Der Hasenklee erzeugt ausdauernd zierendes Trocken-Ambiente.

Das Pflegemaßnahmen

Eine Pflanzengesellschaft aus konkurrenzschwachen, kurzlebigen Arten ist in stetem Wandel begriffen. Ohne regelmäßige steuerende Eingriffe ist eine neu angelegte Silbergrasflur spätestens nach dem dritten Vegetationsjahr keine Silbergrasflur mehr. Wenn man die richtigen Schritte zur rechten Zeit unternimmt, ist der Pflegeaufwand aber nicht so hoch, wie man daraus schließen könnte.

Wenn der Standort wie oben beschrieben sorgfältig hergestellt wurde, werden die meisten Gartenunkräuter gar nicht erst keimen oder nur Kümmerexistenzen hervorbringen, die spätestens im Sommer absterben. Ausnahmen bestätigen die Regel: das Kanadische Berufskraut (Conyza canadensis) liebt offene Sandflächen und v.a. im ersten Jahr darf man mit kräftigem Aufkommen rechnen. Man kann sich damit trösten, dass mit jeder Berufskrautpflanze, die man beseitigt, zusätzlich Stickstoff abgeführt wird, was die Pflege langfristig erleichtert. Auch der Spitzwegerich ist ein Keimwunder ohne Gleichen.
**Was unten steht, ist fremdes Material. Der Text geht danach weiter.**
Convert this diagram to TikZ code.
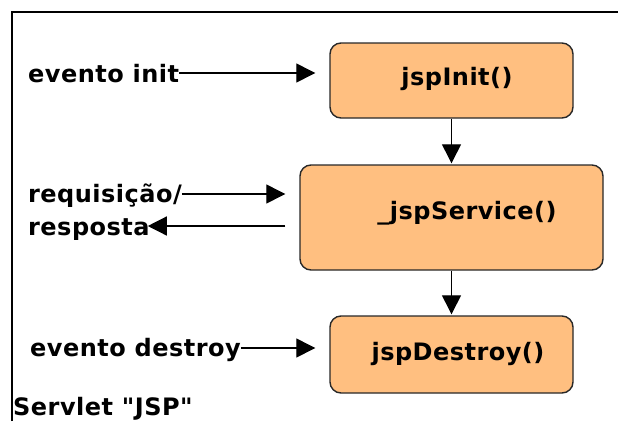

In der Regel wird es ausreichen, eine Silbergrasflur im ersten Jahr dreimal und nachfolgend zweimal zu entkrauten. Davon sind nicht nur unerwünschte Wildkräuter betroffen, sondern auch die Zielpflanzen. Je nach Standort neigt mal die eine, mal die andere Art dazu, überhand zu nehmen. Notorische Kandidaten hierfür sind insbesondere Schaf-Schwingel (versamend) und Zypressen-Wolfsmilch (vegetativ). Aber auch das Silbergras tendiert in Kultur dazu, sich rasenartig zu versamen, was nicht dem natürlichen Vorbild bultiger Bestände entspricht. Entsprechend ist es die Aufgabe des Gestalters, nicht nur Wildkräuter, sondern v.a.  überzähliger Zielarten zu entnehmen. Nach jedem Pflegegang sollte jede Pflanze einen kleinen Abstand zu seinen nächsten Nachbarn haben.